By AJA CARMICHAEL Staff Reporter of The Wall Street Journal.
From The Wall Street Journal Online
Need funding to get your proposed business up and running? We asked executives and managers at venture-capital firms to advise entrepreneurs on how best to pitch their plea to angel investors. Here’s what they recommend:
Brock Blake, chief executive officer at FundingUniverse.com
Find something you’re passionate about.
Sell yourself as an entrepreneur. Angel investors are investing more so in you and the team, rather than just the idea.
Prove your concept or ideas through sales. Entrepreneurs often have great ideas, but they have not gone out to get paying customers. Most investors like to see that ideas are selling, which takes the risk out of an angel investment.
Pitch to everyone. Get out of the office and constantly sell your idea.
Draft an appealing executive summary on one to two pages. Investors are busy and most don’t have the time to read a 20-to-30 page business plan. If you create a short and thorough plan, it’s more appealing to the investor.
Tarby Bryant, chief executive officer at Gathering of Angels
Assemble a strong team around your business idea.
Fully develop a business plan.
Develop a strong and convincing 20-minute power-point presentation that can be used with venture capitalists, angel investors and investment bankers.
Develop a defensible unfair competitive advantage over the competition.
Develop a three- to five-year financial projection, valuation and return to early investors.
Hambleton Lord, managing director at Launchpad Venture Group
Management teams should understand the market they’re selling to.
Look to have products the customer really needs.

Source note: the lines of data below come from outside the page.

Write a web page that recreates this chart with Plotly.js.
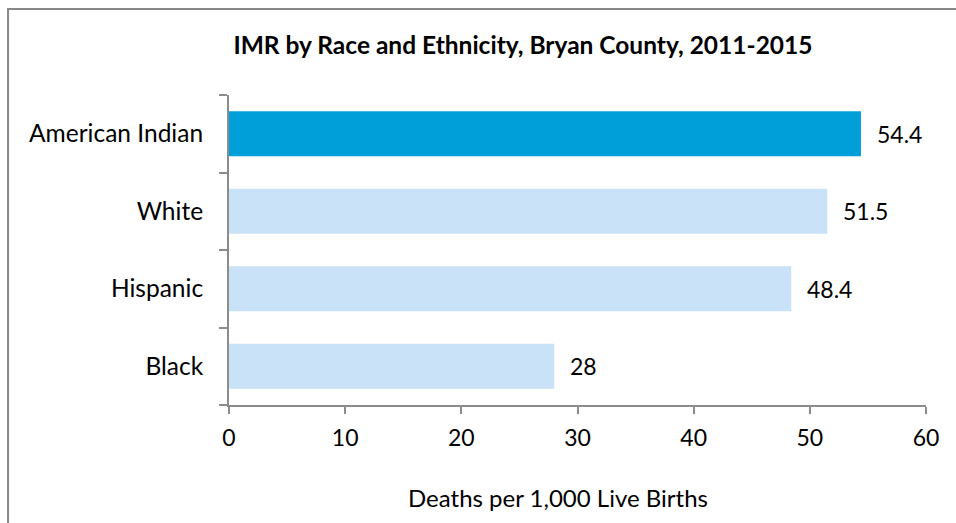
<!DOCTYPE html>
<html>
<head>
<meta charset="utf-8">
<script src="https://cdn.plot.ly/plotly-3.0.1.min.js"></script>
<style>
html,body{margin:0;padding:0;background:#fff;}
#chart{width:956px;height:523px;}
</style>
</head>
<body>
<div id="chart"></div>
<script>
var categories = ["Black", "Hispanic", "White", "American Indian"];
var values = [28, 48.4, 51.5, 54.4];
var labels = ["28", "48.4", "51.5", "54.4"];
var barColors = ["#C9E2F8", "#C9E2F8", "#C9E2F8", "#009FDA"];
var xTicks = [0, 10, 20, 30, 40, 50, 60];
var xTitle = "Deaths per 1,000 Live Births";

var FONT = "Lato, 'Open Sans', sans-serif";

var trace = {
  type: "bar",
  orientation: "h",
  y: categories,
  x: values,
  marker: {color: barColors},
  width: 0.58,
  hoverinfo: "x+y"
};

var annotations = categories.map(function(c, i){
  return {x: values[i], y: c, xref: "x", yref: "y", text: labels[i],
    showarrow: false, xanchor: "left", xshift: 14,
    font: {family: FONT, size: 23, color: "#000"}};
});
annotations.push({x: 0.472, y: 497, xref: "paper", yref: "paper", text: xTitle,
  showarrow: false, xanchor: "center", yanchor: "middle",
  font: {family: FONT, size: 24, color: "#000"}});
// convert the pixel y for axis title to paper coords
annotations[annotations.length - 1].y = (523 - 118 - 497) / 310;

var layout = {
  width: 956, height: 523,
  margin: {l: 229, r: 30, t: 95, b: 118},
  paper_bgcolor: "#fff", plot_bgcolor: "#fff",
  showlegend: false,
  title: {text: "<b>IMR by Race and Ethnicity, Bryan County, 2011-2015</b>",
    x: 0.547, xanchor: "center", y: 0.914, yanchor: "middle",
    font: {family: FONT, size: 24.5, color: "#000"}},
  xaxis: {
    range: [0, 60], tickvals: xTicks, ticktext: xTicks.map(String),
    showgrid: false, zeroline: false, showline: true,
    linecolor: "#8C8C8C", linewidth: 2,
    ticks: "outside", ticklen: 7, tickwidth: 2, tickcolor: "#8C8C8C",
    tickfont: {family: FONT, size: 23, color: "#000"},
    ticklabelstandoff: 4,
    fixedrange: true
  },
  yaxis: {
    type: "category", range: [-0.5, 3.5],
    showgrid: false, zeroline: false, showline: true,
    linecolor: "#8C8C8C", linewidth: 2,
    ticks: "outside", tickson: "boundaries", ticklen: 8, tickwidth: 2, tickcolor: "#8C8C8C",
    tickfont: {family: FONT, size: 24.5, color: "#000"},
    ticklabelstandoff: 19,
    fixedrange: true
  },
  annotations: annotations,
  shapes: [{type: "rect", xref: "paper", yref: "paper",
    x0: -0.317, x1: 1.2, y0: -1, y1: 1.2774,
    line: {color: "#888", width: 2}, layer: "below"}]
};

Plotly.newPlot("chart", [trace], layout, {displayModeBar: false, staticPlot: true});
</script>
</body>
</html>
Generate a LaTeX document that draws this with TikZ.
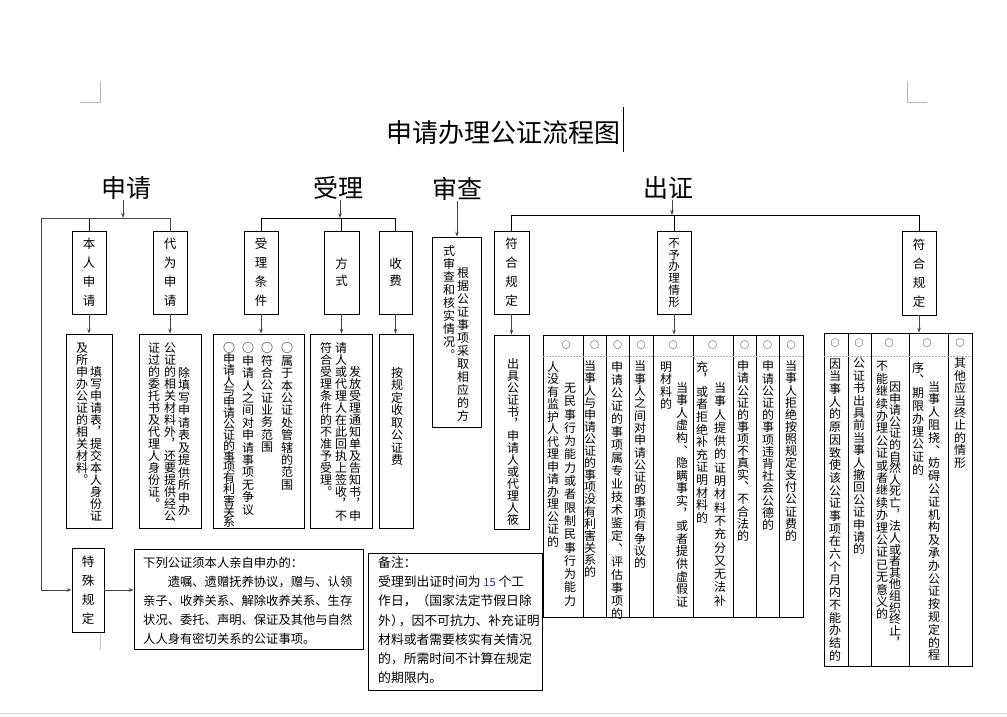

We look for large market opportunities and we like the opportunity to be big enough to grow into a big company.
Entrepreneurs should listen and be coachable.
Entrepreneurs must have reasonable expectations of the current value of their company so that when angels invest, we, too, can make a reasonable return on the investment.
Ian Patrick Sobieski, managing director at Band of Angels
When raising money clear and well thought out communication with investors is critical. Good communication involves a careful balance between being sure the reader or listener is informed and intrigued, but not so much that they become confused and miss the salient point.
Planning is essential but plans are useless. You have to always be ready to change your plans in the source of new information and be on the look out. Be vigorous in looking for new information and challenging the assumption and details of the plan you are executing on.
Don’t raise money from others unless you absolutely have to. Some of the best businesses are bootstraps. Don’t assume you have to raise venture capital. Raise capital only if your plan requires it and you have exhausted every other creative alternative.
Plan for playing the game again. Most entrepreneurs start more than one company, the best way to raise money in the future is to have treated your investors today well.
Be careful who you marry. Not all angels and venture capitalist are the same. Know the temperament, risk tolerance and sophistication of people you’re going to take money from. Once investors give you money the glow of the honeymoon will wear off soon and you have to have what it takes for the long hall.
Karl R. LaPan, president and chief executive officer at the Innovation Center of Northeast Indiana
Find angels who are interested in your industry and niche. Too often people assume all angels are the same and they’re not. Many aggregate them in groups that are called angels, when some investors like to deal specifically with certain industries.
You have to be realistic with your evaluation. In many cases entrepreneurs are not putting their own net worth at risk. Make sure you’re realistic in your valuation and you have done a good and thorough job in your activities. You should also be able to describe how the use of the money is going to be spent.
Be prepared for rejection in a sense that there are a lot of good deals chasing angels. Entrepreneurs should know everybody may not like your deal and deals do not stand alone. It’s important to make sure you have a well-rehearsed deal and a plan that will resonate with investors.
Have a platform technology with a strong stable intellectual property. Create a product that is multipurpose and can serve vertical markets. You don’t want to have a product that is a one-trick pony. It is also important to have a strong understanding of your industry and the unmet market’s needs and how you can solve the pain in the marketplace.
Have a credible management team that has a successful track record of launching and growing companies.